Given request
Give an exact transcription of every line, dropping the images.

Supplied information

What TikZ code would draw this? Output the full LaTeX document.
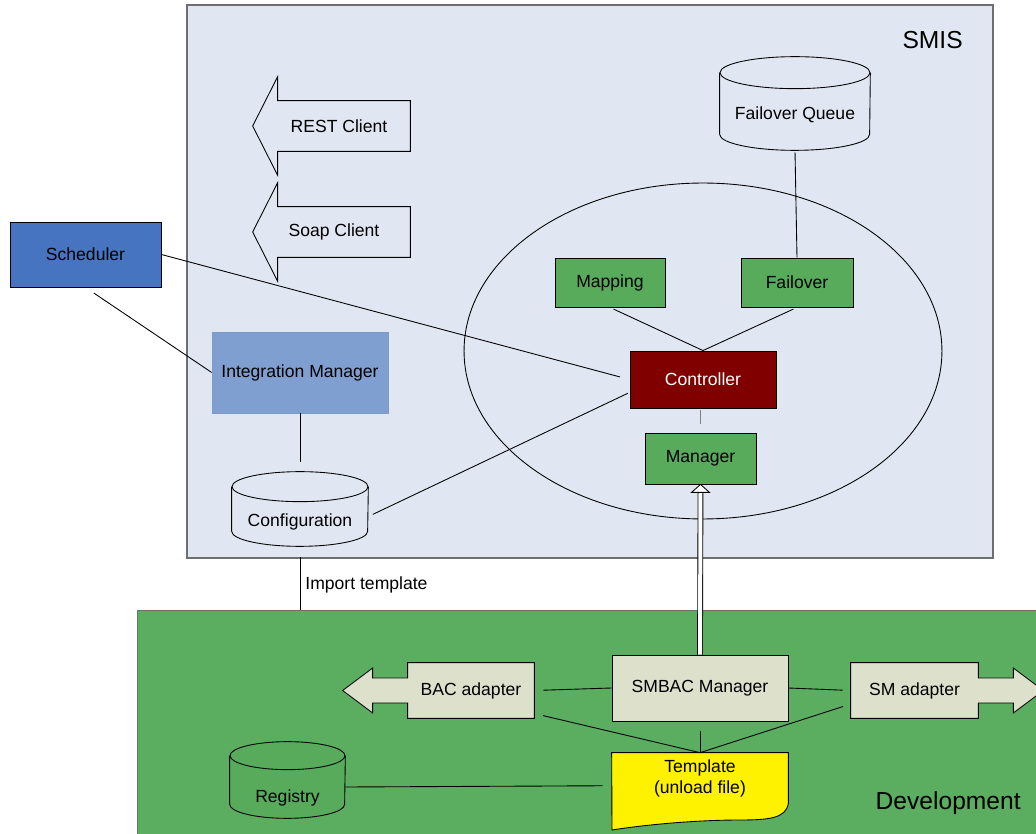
\documentclass[tikz,border=0pt]{standalone}
\usepackage{fontspec}
\setmainfont{Liberation Sans}
\usetikzlibrary{calc}

\definecolor{smisbg}{HTML}{E1E7F2}
\definecolor{devgreen}{HTML}{5BAD5F}
\definecolor{boxgreen}{HTML}{57AB5B}
\definecolor{schedblue}{HTML}{4674C1}
\definecolor{integblue}{HTML}{7F9FD0}
\definecolor{ctrlred}{HTML}{800000}
\definecolor{adaptgray}{HTML}{DDE1CC}
\definecolor{framegray}{HTML}{6E6E6E}

\pgfdeclarelayer{bottom}
\pgfdeclarelayer{back}
\pgfsetlayers{bottom,back,main}

\tikzset{
  box/.style={draw, line width=0.5pt, inner sep=0pt, font=\fontsize{10}{12}\selectfont},
  txt/.style={inner sep=0pt, font=\fontsize{10}{12}\selectfont},
  big/.style={inner sep=0pt, font=\fontsize{14}{16}\selectfont},
  link/.style={line width=0.5pt},
}

\begin{document}
\begin{tikzpicture}[x=0.02cm, y=-0.02cm]
\path[use as bounding box, clip] (0,0) rectangle (1036,834);

\begin{pgfonlayer}{bottom}
  \fill[white] (0,0) rectangle (1036,834);
  % SMIS area
  \draw[framegray, fill=smisbg, line width=0.8pt] (187,5) rectangle (993,558);
  % Development area
  \node[draw=framegray, fill=devgreen, line width=0.8pt, inner sep=0pt,
        minimum width=18.4cm, minimum height=5cm, anchor=north west] (dev) at (137,610) {};
\end{pgfonlayer}

\node[big, anchor=east] (smis) at (963,40) {SMIS};
\node[big, anchor=east] (devlabel) at (1021,803) {Development};

\draw[link] (703,351) ellipse [x radius=4.78cm, y radius=3.36cm];

% clients
\node[txt, minimum width=2.84cm, minimum height=1cm] (rest) at (339,126) {REST Client};
\draw[link] (rest.north east) -- ($(rest.north west)+(10,0)$) -- ++(0,-24) -- ($(rest.west)+(-15,0)$)
  -- ($(rest.south west)+(10,24)$) -- ($(rest.south west)+(10,0)$) -- (rest.south east) -- cycle;
\node[txt, minimum width=3.04cm, minimum height=1cm] (soap) at (334,232) {Soap Client};
\draw[link] (soap.north east) -- ($(soap.north west)+(20,0)$) -- ++(0,-24) -- ($(soap.west)+(-5,0)$)
  -- ($(soap.south west)+(20,24)$) -- ($(soap.south west)+(20,0)$) -- (soap.south east) -- cycle;

% databases
\node[txt, minimum width=3cm, minimum height=1.54cm, text height=11.5pt] (fq) at (795,111.5) {Failover Queue};
\draw[link] (fq.north west) -- ($(fq.south west)+(0,-16)$)
  arc[start angle=180, end angle=360, x radius=1.5cm, y radius=0.32cm] -- (fq.north east);
\draw[link] (fq.north) ellipse [x radius=1.5cm, y radius=0.32cm];

\node[txt, minimum width=2.72cm, minimum height=1.18cm, text height=13pt] (cfg) at (300,516.5) {Configuration};
\draw[link] (cfg.north west) -- ($(cfg.south west)+(0,-15)$)
  arc[start angle=180, end angle=360, x radius=1.36cm, y radius=0.3cm] -- (cfg.north east);
\draw[link] (cfg.north) ellipse [x radius=1.36cm, y radius=0.3cm];

% boxes
\node[box, fill=schedblue, minimum width=3.02cm, minimum height=1.3cm] (sched) at (85.5,254.5) {Scheduler};
\node[box, draw=integblue!85!gray, line width=0.4pt, fill=integblue, minimum width=3.52cm, minimum height=1.62cm] (integ) at (300,372.5) {Integration Manager};
\node[box, fill=boxgreen, minimum width=2.2cm, minimum height=0.98cm] (map) at (610,282.5) {Mapping};
\node[box, fill=boxgreen, minimum width=2.24cm, minimum height=0.98cm] (fo) at (797,282.5) {Failover};
\node[box, fill=ctrlred, text=white, minimum width=2.92cm, minimum height=1.14cm] (ctrl) at (703,379.5) {Controller};
\node[box, fill=boxgreen, minimum width=2.22cm, minimum height=1.02cm] (mgr) at (700.5,458.5) {Manager};

% development parts
\node[box, fill=adaptgray, minimum width=3.52cm, minimum height=1.32cm] (smbac) at (700,688) {SMBAC Manager};
\node[txt, minimum width=2.52cm, minimum height=1.1cm] (bac) at (471,690.5) {BAC adapter};
\node[txt, minimum width=2.54cm, minimum height=1.1cm] (sm) at (914.5,690.5) {SM adapter};
\node[txt, minimum width=3.52cm, minimum height=1cm, align=center] (tpl) at (700,778) {Template\\(unload file)};
\node[txt, minimum width=2.3cm, minimum height=1.24cm, text height=20pt] (reg) at (287.5,787) {Registry};

\begin{pgfonlayer}{back}
  \draw[link, fill=adaptgray] (bac.north east) -- (bac.north west) -- ($(bac.west)+(0,-12.5)$)
    -- ($(bac.west)+(-35,-12.5)$) -- ($(bac.west)+(-35,-22.5)$) -- ($(bac.west)+(-65,0)$)
    -- ($(bac.west)+(-35,22.5)$) -- ($(bac.west)+(-35,12.5)$) -- ($(bac.west)+(0,12.5)$)
    -- (bac.south west) -- (bac.south east) -- cycle;
  \draw[link, fill=adaptgray] (sm.north west) -- (sm.north east) -- ($(sm.east)+(0,-12.5)$)
    -- ($(sm.east)+(35,-12.5)$) -- ($(sm.east)+(35,-22.5)$) -- ($(sm.east)+(65,0)$)
    -- ($(sm.east)+(35,22.5)$) -- ($(sm.east)+(35,12.5)$) -- ($(sm.east)+(0,12.5)$)
    -- (sm.south east) -- (sm.south west) -- cycle;
  \draw[link, fill=yellow] (tpl.north west) -- (tpl.north east) -- (tpl.south east)
    .. controls (786,818) and (770,820) .. (740,820)
    .. controls (700,820) and (650,824) .. (612,830) -- cycle;
  \draw[link, fill=boxgreen] (reg.north west) -- ($(reg.south west)+(0,-14)$)
    arc[start angle=180, end angle=360, x radius=1.15cm, y radius=0.28cm] -- (reg.north east);
  \draw[link, fill=boxgreen] (reg.north) ellipse [x radius=1.15cm, y radius=0.28cm];
\end{pgfonlayer}

% connectors
\draw[link, shorten <=0.2cm] (sched.south) -- (integ.west);
\draw[link, shorten >=0.2cm] (sched.east) -- (ctrl.west);
\draw[link, shorten >=0.5cm] (integ.south) -- (cfg.north);
\draw[link, shorten <=0.1cm, shorten >=0.04cm] (cfg.east) -- (ctrl.190);
\draw[link, shorten <=0.08cm] (map.south) -- (ctrl.north);
\draw[link, shorten <=0.08cm] (fo.south) -- (ctrl.north);
\draw[link, shorten <=0.04cm] (fq.south) -- (fo.north);
\draw[link, gray, shorten <=0.04cm, shorten >=0.18cm] (mgr.north |- ctrl.south) -- (mgr.north);
\draw[link, shorten <=0.22cm] (cfg.south) -- (cfg.south |- dev.north)
  node[txt, pos=0.6, right=0.1cm] (imp) {Import template};

\draw[link, double=white, double distance=0.08cm] (smbac.north) -- ($(mgr.south)+(0,8)$);
\draw[link, fill=white] (mgr.south) -- ++(9,8) -- ++(-18,0) -- cycle;

\draw[link, shorten <=0.18cm] (bac.east) -- (smbac.west);
\draw[link, shorten >=0.16cm] (smbac.east) -- (sm.west);
\draw[link, shorten <=0.18cm] (bac.-20) -- (tpl.north);
\draw[link, shorten <=0.16cm] (sm.192) -- (tpl.north);
\draw[link, shorten <=0.2cm] (smbac.south) -- (tpl.north);
\draw[link, shorten >=0.18cm] (reg.east) -- (tpl.185);
\end{tikzpicture}
\end{document}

Response to the exercise
What TikZ code would draw this? Output the full LaTeX document.
\documentclass[tikz,border=0pt]{standalone}
\usepackage{fontspec}
\setmainfont{Liberation Sans}
\usetikzlibrary{calc}

\definecolor{smisbg}{HTML}{E1E7F2}
\definecolor{devgreen}{HTML}{5BAD5F}
\definecolor{boxgreen}{HTML}{57AB5B}
\definecolor{schedblue}{HTML}{4674C1}
\definecolor{integblue}{HTML}{7F9FD0}
\definecolor{ctrlred}{HTML}{800000}
\definecolor{adaptgray}{HTML}{DDE1CC}
\definecolor{framegray}{HTML}{6E6E6E}

\pgfdeclarelayer{bottom}
\pgfdeclarelayer{back}
\pgfsetlayers{bottom,back,main}

\tikzset{
  box/.style={draw, line width=0.5pt, inner sep=0pt, font=\fontsize{10}{12}\selectfont},
  txt/.style={inner sep=0pt, font=\fontsize{10}{12}\selectfont},
  big/.style={inner sep=0pt, font=\fontsize{14}{16}\selectfont},
  link/.style={line width=0.5pt},
}

\begin{document}
\begin{tikzpicture}[x=0.02cm, y=-0.02cm]
\path[use as bounding box, clip] (0,0) rectangle (1036,834);

\begin{pgfonlayer}{bottom}
  \fill[white] (0,0) rectangle (1036,834);
  % SMIS area
  \draw[framegray, fill=smisbg, line width=0.8pt] (187,5) rectangle (993,558);
  % Development area
  \node[draw=framegray, fill=devgreen, line width=0.8pt, inner sep=0pt,
        minimum width=18.4cm, minimum height=5cm, anchor=north west] (dev) at (137,610) {};
\end{pgfonlayer}

\node[big, anchor=east] (smis) at (963,40) {SMIS};
\node[big, anchor=east] (devlabel) at (1021,803) {Development};

\draw[link] (703,351) ellipse [x radius=4.78cm, y radius=3.36cm];

% clients
\node[txt, minimum width=2.84cm, minimum height=1cm] (rest) at (339,126) {REST Client};
\draw[link] (rest.north east) -- ($(rest.north west)+(10,0)$) -- ++(0,-24) -- ($(rest.west)+(-15,0)$)
  -- ($(rest.south west)+(10,24)$) -- ($(rest.south west)+(10,0)$) -- (rest.south east) -- cycle;
\node[txt, minimum width=3.04cm, minimum height=1cm] (soap) at (334,232) {Soap Client};
\draw[link] (soap.north east) -- ($(soap.north west)+(20,0)$) -- ++(0,-24) -- ($(soap.west)+(-5,0)$)
  -- ($(soap.south west)+(20,24)$) -- ($(soap.south west)+(20,0)$) -- (soap.south east) -- cycle;

% databases
\node[txt, minimum width=3cm, minimum height=1.54cm, text height=11.5pt] (fq) at (795,111.5) {Failover Queue};
\draw[link] (fq.north west) -- ($(fq.south west)+(0,-16)$)
  arc[start angle=180, end angle=360, x radius=1.5cm, y radius=0.32cm] -- (fq.north east);
\draw[link] (fq.north) ellipse [x radius=1.5cm, y radius=0.32cm];

\node[txt, minimum width=2.72cm, minimum height=1.18cm, text height=13pt] (cfg) at (300,516.5) {Configuration};
\draw[link] (cfg.north west) -- ($(cfg.south west)+(0,-15)$)
  arc[start angle=180, end angle=360, x radius=1.36cm, y radius=0.3cm] -- (cfg.north east);
\draw[link] (cfg.north) ellipse [x radius=1.36cm, y radius=0.3cm];

% boxes
\node[box, fill=schedblue, minimum width=3.02cm, minimum height=1.3cm] (sched) at (85.5,254.5) {Scheduler};
\node[box, draw=integblue!85!gray, line width=0.4pt, fill=integblue, minimum width=3.52cm, minimum height=1.62cm] (integ) at (300,372.5) {Integration Manager};
\node[box, fill=boxgreen, minimum width=2.2cm, minimum height=0.98cm] (map) at (610,282.5) {Mapping};
\node[box, fill=boxgreen, minimum width=2.24cm, minimum height=0.98cm] (fo) at (797,282.5) {Failover};
\node[box, fill=ctrlred, text=white, minimum width=2.92cm, minimum height=1.14cm] (ctrl) at (703,379.5) {Controller};
\node[box, fill=boxgreen, minimum width=2.22cm, minimum height=1.02cm] (mgr) at (700.5,458.5) {Manager};

% development parts
\node[box, fill=adaptgray, minimum width=3.52cm, minimum height=1.32cm] (smbac) at (700,688) {SMBAC Manager};
\node[txt, minimum width=2.52cm, minimum height=1.1cm] (bac) at (471,690.5) {BAC adapter};
\node[txt, minimum width=2.54cm, minimum height=1.1cm] (sm) at (914.5,690.5) {SM adapter};
\node[txt, minimum width=3.52cm, minimum height=1cm, align=center] (tpl) at (700,778) {Template\\(unload file)};
\node[txt, minimum width=2.3cm, minimum height=1.24cm, text height=20pt] (reg) at (287.5,787) {Registry};

\begin{pgfonlayer}{back}
  \draw[link, fill=adaptgray] (bac.north east) -- (bac.north west) -- ($(bac.west)+(0,-12.5)$)
    -- ($(bac.west)+(-35,-12.5)$) -- ($(bac.west)+(-35,-22.5)$) -- ($(bac.west)+(-65,0)$)
    -- ($(bac.west)+(-35,22.5)$) -- ($(bac.west)+(-35,12.5)$) -- ($(bac.west)+(0,12.5)$)
    -- (bac.south west) -- (bac.south east) -- cycle;
  \draw[link, fill=adaptgray] (sm.north west) -- (sm.north east) -- ($(sm.east)+(0,-12.5)$)
    -- ($(sm.east)+(35,-12.5)$) -- ($(sm.east)+(35,-22.5)$) -- ($(sm.east)+(65,0)$)
    -- ($(sm.east)+(35,22.5)$) -- ($(sm.east)+(35,12.5)$) -- ($(sm.east)+(0,12.5)$)
    -- (sm.south east) -- (sm.south west) -- cycle;
  \draw[link, fill=yellow] (tpl.north west) -- (tpl.north east) -- (tpl.south east)
    .. controls (786,818) and (770,820) .. (740,820)
    .. controls (700,820) and (650,824) .. (612,830) -- cycle;
  \draw[link, fill=boxgreen] (reg.north west) -- ($(reg.south west)+(0,-14)$)
    arc[start angle=180, end angle=360, x radius=1.15cm, y radius=0.28cm] -- (reg.north east);
  \draw[link, fill=boxgreen] (reg.north) ellipse [x radius=1.15cm, y radius=0.28cm];
\end{pgfonlayer}

% connectors
\draw[link, shorten <=0.2cm] (sched.south) -- (integ.west);
\draw[link, shorten >=0.2cm] (sched.east) -- (ctrl.west);
\draw[link, shorten >=0.5cm] (integ.south) -- (cfg.north);
\draw[link, shorten <=0.1cm, shorten >=0.04cm] (cfg.east) -- (ctrl.190);
\draw[link, shorten <=0.08cm] (map.south) -- (ctrl.north);
\draw[link, shorten <=0.08cm] (fo.south) -- (ctrl.north);
\draw[link, shorten <=0.04cm] (fq.south) -- (fo.north);
\draw[link, gray, shorten <=0.04cm, shorten >=0.18cm] (mgr.north |- ctrl.south) -- (mgr.north);
\draw[link, shorten <=0.22cm] (cfg.south) -- (cfg.south |- dev.north)
  node[txt, pos=0.6, right=0.1cm] (imp) {Import template};

\draw[link, double=white, double distance=0.08cm] (smbac.north) -- ($(mgr.south)+(0,8)$);
\draw[link, fill=white] (mgr.south) -- ++(9,8) -- ++(-18,0) -- cycle;

\draw[link, shorten <=0.18cm] (bac.east) -- (smbac.west);
\draw[link, shorten >=0.16cm] (smbac.east) -- (sm.west);
\draw[link, shorten <=0.18cm] (bac.-20) -- (tpl.north);
\draw[link, shorten <=0.16cm] (sm.192) -- (tpl.north);
\draw[link, shorten <=0.2cm] (smbac.south) -- (tpl.north);
\draw[link, shorten >=0.18cm] (reg.east) -- (tpl.185);
\end{tikzpicture}
\end{document}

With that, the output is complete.